A menace lurks beneath the snow high up in the southern Rocky Mountains.

At first glance it seems innocuous, another piece of a dynamic alpine ecosystem, certainly unable to cause the cascade of problems scientists say it could. How could something so simple undermine our water infrastructure, stress wildlife and lengthen the wildfire season all at once?

For most of the winter it stays hidden, buried under blankets of snow. Then, the days grow longer. The sun’s rays begin to melt the top layers, causing water to percolate through the snow and ice or evaporate, revealing the villain of this story.

Dust.

Snowpack in the Colorado River watershed is already at record lows as we move into the longer and drier days of summer. Water managers and fire forecasters are sounding the alarm about less water flowing in streams and reservoirs. Dust adds one more layer of complexity to an already precarious year.

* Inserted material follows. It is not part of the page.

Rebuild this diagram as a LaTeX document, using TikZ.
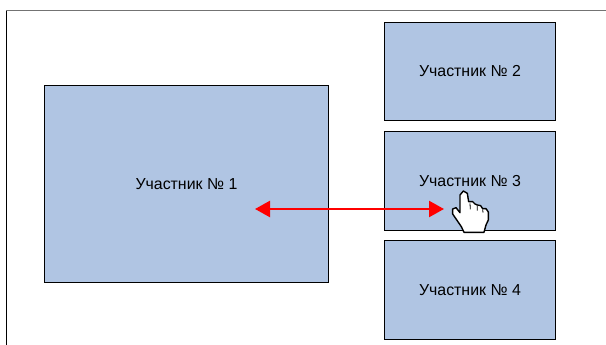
\documentclass[tikz,border=0pt]{standalone}
\usepackage{fontspec}
\setmainfont{Liberation Sans}
\usetikzlibrary{arrows.meta}
\definecolor{boxblue}{RGB}{176,197,227}
\tikzset{
  pbox/.style={draw=black,line width=0.9pt,fill=boxblue,anchor=north west,inner sep=0pt,font=\fontsize{15.9}{18}\selectfont,align=center},
  link/.style={draw=red,line width=2.4pt,{Triangle[length=15pt,width=16pt]}-{Triangle[length=15pt,width=16pt]}},
  frameline/.style={line width=1pt},
  handline/.style={draw=black,line width=1.4pt,line join=round}
}
\begin{document}
\begin{tikzpicture}[x=1pt,y=-1pt]
\useasboundingbox (0,0) rectangle (606,345);
\fill[white] (0,0) rectangle (606,345);
\draw[frameline,draw=black] (6.5,345) -- (6.5,11);
\draw[frameline,draw=gray!90!black] (6,11) -- (606,11);
\node[pbox,minimum width=284pt,minimum height=197pt] (p1) at (44,85) {Участник № 1};
\node[pbox,minimum width=171pt,minimum height=98pt] (p2) at (384,22) {Участник № 2};
\node[pbox,minimum width=171pt,minimum height=99pt] (p3) at (384,131) {Участник № 3};
\node[pbox,minimum width=171pt,minimum height=99pt] (p4) at (384,240) {Участник № 4};
\coordinate (a) at (255,209);
\coordinate (b) at (444,209);
\draw[link] (a) -- (b);
\begin{scope}[shift={(420,170)},x=0.3333pt,y=-0.3333pt]
\draw[handline,fill=white] (120,75) -- (130,63) -- (142,70) -- (146,95) -- (158,95) -- (165,102) -- (172,105) -- (182,107) -- (188,116) -- (198,116) -- (205,126) -- (205,150) -- (198,165) -- (192,187) -- (132,187) -- (124,170) -- (98,132) -- (98,117) -- (108,113) -- (120,128) -- cycle;
\draw[handline,line width=0.8pt] (150,100) -- (151,118) (172,108) -- (172,122) (188,118) -- (189,128);
\end{scope}
\end{tikzpicture}
\end{document}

To see it you need to dig a pit. In the spring, that’s usually where you’ll find Jeff Derry, waist deep in a snow pit somewhere in the southern Rocky Mountains. His job as the director of the Center for Snow and Avalanche Studies in Silverton, Colorado, forces him to pay close attention to the amount of dust that winds up embedded in snow.

Think of it like the rings of a tree. If you dig deep enough, you see the entire winter’s story, made up of layers of snow, reminders of each storm that’s built the snowpack. But when Derry digs pits it’s not just so he can get nostalgic for snow storms of yore. He’s on a fact-finding mission.

“I’ll be curious if you’re going to be able to see the dust event we had February 18 and 19,” Derry says as he shovels snow over the edge of the pit. “Because it is very subtle.”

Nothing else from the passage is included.